With Harris and Flanders combining for 83 yards rushing in week six and 127 yards rushing in week seven, the Bombers have had their best two rushing performances of the season since they added a second tail-back to the active roster. Lapolice’s 20 personnel package – i.e. two running backs and 4 receivers in the formation – has given the Bombers’ offense yet another way to be multiple and unpredictable.
At the core of Lapolice’s 20 personnel package is the inside split zone run out of the Gun Split formation. With Flanders and Harris on either side of Nichols, one running back will come across and “wham” block the backside defensive end, while the other takes the hand-off and runs A-Gap to A-Gap.
The Bombers ran this play with great success against both Ottawa and Hamilton. To keep defenses unable to predetermine which way the run was coming, Lapolice has called this play with Harris delivering the wham block and Flanders taking the hand-off, as well as vice versa. Success on the inside zone split opened up even more things for Lapolice out of the same look to keep defenses off balance even more.
In the below GIF, the Bombers give the Redblacks’ defense the same look as before – showing inside zone split with Flanders running inside zone right and Harris delivering the “wham” block – only instead of blocking the back-side defensive end, Harris has a “whiff” call, meaning he interferes with the ‘end and then leaks into the flat for an easy completion.
A third look the Bombers showed out of the Gun Split formation is a RPO (run-pass option) on the strong-side linebacker. On this play, the Bombers are running inside zone with one tail-back (Harris), while the other (Flanders) runs a swing route to the field-side. This play, however, did not seem to be executed properly the lone time Winnipeg ran it, as I question if Flanders was supposed to leave one or two counts before the snap to make it a pre-snap RPO on the strong-side linebacker. (If SAM chases the RB’s motion, give the inside zone; if he stays in the box, throw the swing – we have them outnumbered). Seeing as #6 Antoine Pruneau is aligned so far to the left, Nichols throws the swing pass regardless as the Bombers should, in theory, be able to out-flank the SAM ‘backer.

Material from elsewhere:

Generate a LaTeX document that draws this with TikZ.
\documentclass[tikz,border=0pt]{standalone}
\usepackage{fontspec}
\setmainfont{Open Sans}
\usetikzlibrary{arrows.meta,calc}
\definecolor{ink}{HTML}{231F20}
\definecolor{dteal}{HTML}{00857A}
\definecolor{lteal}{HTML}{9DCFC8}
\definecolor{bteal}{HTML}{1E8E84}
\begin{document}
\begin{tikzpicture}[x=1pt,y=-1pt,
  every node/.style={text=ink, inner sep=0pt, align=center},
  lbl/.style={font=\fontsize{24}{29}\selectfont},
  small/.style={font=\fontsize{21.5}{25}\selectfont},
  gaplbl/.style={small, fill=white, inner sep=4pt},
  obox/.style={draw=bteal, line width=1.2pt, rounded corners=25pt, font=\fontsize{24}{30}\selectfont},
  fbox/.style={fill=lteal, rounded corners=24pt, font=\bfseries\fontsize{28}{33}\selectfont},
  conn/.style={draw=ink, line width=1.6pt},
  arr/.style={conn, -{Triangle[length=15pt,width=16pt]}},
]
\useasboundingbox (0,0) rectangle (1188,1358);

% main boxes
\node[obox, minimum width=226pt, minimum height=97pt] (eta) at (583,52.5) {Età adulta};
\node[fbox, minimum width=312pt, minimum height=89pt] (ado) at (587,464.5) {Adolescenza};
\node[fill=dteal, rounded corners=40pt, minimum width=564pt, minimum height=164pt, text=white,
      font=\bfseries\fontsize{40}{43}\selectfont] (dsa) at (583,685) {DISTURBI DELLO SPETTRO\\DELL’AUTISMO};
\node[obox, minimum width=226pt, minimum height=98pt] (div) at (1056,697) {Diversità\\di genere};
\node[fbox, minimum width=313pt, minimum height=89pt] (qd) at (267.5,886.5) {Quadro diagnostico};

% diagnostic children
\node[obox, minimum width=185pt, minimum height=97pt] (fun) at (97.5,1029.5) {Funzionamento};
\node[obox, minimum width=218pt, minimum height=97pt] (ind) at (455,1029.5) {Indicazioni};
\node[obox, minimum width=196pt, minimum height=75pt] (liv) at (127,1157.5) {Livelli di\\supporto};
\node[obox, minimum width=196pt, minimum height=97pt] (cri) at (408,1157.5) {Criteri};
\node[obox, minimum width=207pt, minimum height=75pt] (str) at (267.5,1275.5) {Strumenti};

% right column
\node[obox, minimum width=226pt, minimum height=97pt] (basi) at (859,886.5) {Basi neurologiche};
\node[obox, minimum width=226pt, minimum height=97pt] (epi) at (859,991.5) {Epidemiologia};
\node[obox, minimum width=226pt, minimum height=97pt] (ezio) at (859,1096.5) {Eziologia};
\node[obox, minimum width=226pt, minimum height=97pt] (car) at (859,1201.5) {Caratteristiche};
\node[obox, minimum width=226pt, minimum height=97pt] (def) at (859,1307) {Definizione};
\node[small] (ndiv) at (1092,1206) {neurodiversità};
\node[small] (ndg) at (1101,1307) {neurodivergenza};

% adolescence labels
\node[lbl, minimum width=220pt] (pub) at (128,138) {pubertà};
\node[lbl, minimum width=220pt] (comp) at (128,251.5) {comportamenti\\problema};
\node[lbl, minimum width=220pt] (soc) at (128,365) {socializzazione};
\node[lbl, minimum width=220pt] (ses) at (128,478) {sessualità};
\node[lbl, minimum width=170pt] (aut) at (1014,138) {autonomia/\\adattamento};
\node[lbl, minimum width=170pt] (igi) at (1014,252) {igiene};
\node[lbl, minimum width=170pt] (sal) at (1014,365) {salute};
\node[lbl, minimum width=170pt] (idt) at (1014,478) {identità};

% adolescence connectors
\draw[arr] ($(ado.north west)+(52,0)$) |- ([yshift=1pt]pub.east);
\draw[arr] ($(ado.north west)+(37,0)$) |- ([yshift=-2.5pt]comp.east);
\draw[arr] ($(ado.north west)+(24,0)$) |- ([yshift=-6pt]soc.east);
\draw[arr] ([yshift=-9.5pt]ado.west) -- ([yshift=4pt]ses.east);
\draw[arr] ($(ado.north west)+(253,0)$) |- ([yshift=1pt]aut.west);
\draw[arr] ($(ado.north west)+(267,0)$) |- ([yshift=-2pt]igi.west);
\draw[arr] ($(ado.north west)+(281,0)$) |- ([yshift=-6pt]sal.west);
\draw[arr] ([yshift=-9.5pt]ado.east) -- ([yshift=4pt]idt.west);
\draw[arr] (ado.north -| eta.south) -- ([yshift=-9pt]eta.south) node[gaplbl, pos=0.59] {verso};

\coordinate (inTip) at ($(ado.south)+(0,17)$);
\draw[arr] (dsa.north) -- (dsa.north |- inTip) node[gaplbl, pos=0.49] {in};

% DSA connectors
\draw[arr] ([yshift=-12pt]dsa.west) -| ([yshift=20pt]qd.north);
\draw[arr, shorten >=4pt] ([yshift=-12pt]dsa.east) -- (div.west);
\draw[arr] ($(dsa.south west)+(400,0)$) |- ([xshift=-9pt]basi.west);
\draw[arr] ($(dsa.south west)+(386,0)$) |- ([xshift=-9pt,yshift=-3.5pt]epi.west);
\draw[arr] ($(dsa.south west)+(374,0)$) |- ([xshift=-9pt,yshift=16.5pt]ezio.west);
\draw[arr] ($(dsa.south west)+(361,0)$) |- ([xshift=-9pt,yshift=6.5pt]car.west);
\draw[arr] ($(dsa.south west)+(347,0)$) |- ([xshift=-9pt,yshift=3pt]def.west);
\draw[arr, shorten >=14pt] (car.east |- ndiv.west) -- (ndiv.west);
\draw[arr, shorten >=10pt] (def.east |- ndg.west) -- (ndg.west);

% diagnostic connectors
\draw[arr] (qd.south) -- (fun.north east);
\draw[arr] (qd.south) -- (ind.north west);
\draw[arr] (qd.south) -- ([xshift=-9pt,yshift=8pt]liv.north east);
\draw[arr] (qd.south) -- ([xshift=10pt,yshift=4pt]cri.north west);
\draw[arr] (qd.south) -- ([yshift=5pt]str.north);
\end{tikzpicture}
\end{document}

Of course, the Bombers can’t only just call run plays and play-actions/RPOs off the same looks every time Flanders checked into the game for 20 personnel. To keep the personnel package as multiple and unpredictable as passing, Flanders and Harris were heavily involved in the drop-back passing game. Flanders could be found aligning at tight tend, field wide receiver or motioning into the slot with Harris on any given passing play.
Lapolice could also be found motioning both running backs out of Gun Split in the backfield and into the slot, creating easy pre-snap coverage reads for Nichols while spacing out linebackers for easy completions over the middle.

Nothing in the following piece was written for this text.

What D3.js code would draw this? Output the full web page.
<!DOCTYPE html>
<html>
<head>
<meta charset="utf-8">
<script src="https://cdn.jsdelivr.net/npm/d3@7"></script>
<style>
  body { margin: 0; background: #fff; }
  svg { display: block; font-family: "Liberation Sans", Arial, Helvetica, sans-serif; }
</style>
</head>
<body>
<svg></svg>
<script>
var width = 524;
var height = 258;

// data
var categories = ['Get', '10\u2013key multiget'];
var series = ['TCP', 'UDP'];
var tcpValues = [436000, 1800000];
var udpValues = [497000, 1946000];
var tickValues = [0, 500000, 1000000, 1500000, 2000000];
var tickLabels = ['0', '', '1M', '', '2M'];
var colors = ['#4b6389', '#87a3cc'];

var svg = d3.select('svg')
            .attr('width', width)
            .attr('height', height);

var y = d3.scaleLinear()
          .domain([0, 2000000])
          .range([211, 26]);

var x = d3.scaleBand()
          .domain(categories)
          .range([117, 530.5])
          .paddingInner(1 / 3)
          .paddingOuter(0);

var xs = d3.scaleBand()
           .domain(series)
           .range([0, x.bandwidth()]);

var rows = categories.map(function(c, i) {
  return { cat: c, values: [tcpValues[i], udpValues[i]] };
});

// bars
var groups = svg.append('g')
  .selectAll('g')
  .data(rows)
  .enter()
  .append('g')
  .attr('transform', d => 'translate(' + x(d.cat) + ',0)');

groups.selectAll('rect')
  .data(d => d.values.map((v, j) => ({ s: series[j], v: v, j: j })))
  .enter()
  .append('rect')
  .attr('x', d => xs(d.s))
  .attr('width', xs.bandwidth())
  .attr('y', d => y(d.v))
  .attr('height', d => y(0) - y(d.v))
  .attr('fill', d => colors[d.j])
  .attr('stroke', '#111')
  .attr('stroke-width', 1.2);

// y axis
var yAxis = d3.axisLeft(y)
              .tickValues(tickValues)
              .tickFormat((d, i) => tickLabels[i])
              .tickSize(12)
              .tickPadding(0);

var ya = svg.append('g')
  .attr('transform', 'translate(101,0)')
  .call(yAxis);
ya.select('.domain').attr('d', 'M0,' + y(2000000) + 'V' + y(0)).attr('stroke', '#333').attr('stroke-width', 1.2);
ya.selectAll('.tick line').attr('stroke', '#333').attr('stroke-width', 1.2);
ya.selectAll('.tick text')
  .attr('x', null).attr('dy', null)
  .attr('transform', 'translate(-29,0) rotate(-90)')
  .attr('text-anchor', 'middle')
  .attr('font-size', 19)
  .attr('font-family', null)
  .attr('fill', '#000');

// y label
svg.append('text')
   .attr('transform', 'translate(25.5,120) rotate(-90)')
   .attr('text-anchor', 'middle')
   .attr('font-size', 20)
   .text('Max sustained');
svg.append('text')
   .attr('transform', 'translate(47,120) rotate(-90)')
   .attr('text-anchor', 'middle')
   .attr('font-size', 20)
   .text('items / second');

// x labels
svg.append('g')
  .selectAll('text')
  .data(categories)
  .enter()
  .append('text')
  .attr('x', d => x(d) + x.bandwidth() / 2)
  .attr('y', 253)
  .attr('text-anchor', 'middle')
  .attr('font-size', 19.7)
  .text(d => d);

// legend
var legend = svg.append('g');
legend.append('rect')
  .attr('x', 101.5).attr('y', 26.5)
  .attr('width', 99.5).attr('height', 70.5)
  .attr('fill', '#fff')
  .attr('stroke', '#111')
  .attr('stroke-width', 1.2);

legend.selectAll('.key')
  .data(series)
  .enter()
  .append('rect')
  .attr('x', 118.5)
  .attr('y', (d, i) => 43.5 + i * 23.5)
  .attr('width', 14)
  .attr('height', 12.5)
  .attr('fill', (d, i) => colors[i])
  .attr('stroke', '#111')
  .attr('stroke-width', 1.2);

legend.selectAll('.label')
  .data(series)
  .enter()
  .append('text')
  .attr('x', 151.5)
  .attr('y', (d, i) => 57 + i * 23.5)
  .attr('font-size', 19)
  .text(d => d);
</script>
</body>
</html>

In total, Lapolice has used 20 personnel, a package that was not even apart of the team’s gameplan for the first six weeks of the season, on exactly 20% (25/125) of offensive snaps over the past two weeks. Often reserved for 1st-&-10 scenarios, Lapolice has found a way to enhance his rushing attack while prolonging the effectiveness of 30-year-old Andrew Harris with the inclusion of 20 personnel.
Whether this package continues to be apart of the Lapolice’s weekly gameplan when Weston Dressler returns from injury remains to be seen. While the numbers clearly show an improvement to the team’s run game, using two running backs in the formation on drop-back passing plays has somewhat hindered their effectiveness – neither Harris or Flanders are much of route-runners.
Regardless, it’s a welcomed new wrinkle in the Bombers’ attack that has helped carry the offence while one of its top receivers nurses an injury on the six-game injured list. And, if nothing else, it has once again proven how a creative mind like that of coach Paul Lapolice can scheme a system to the strengths of his players.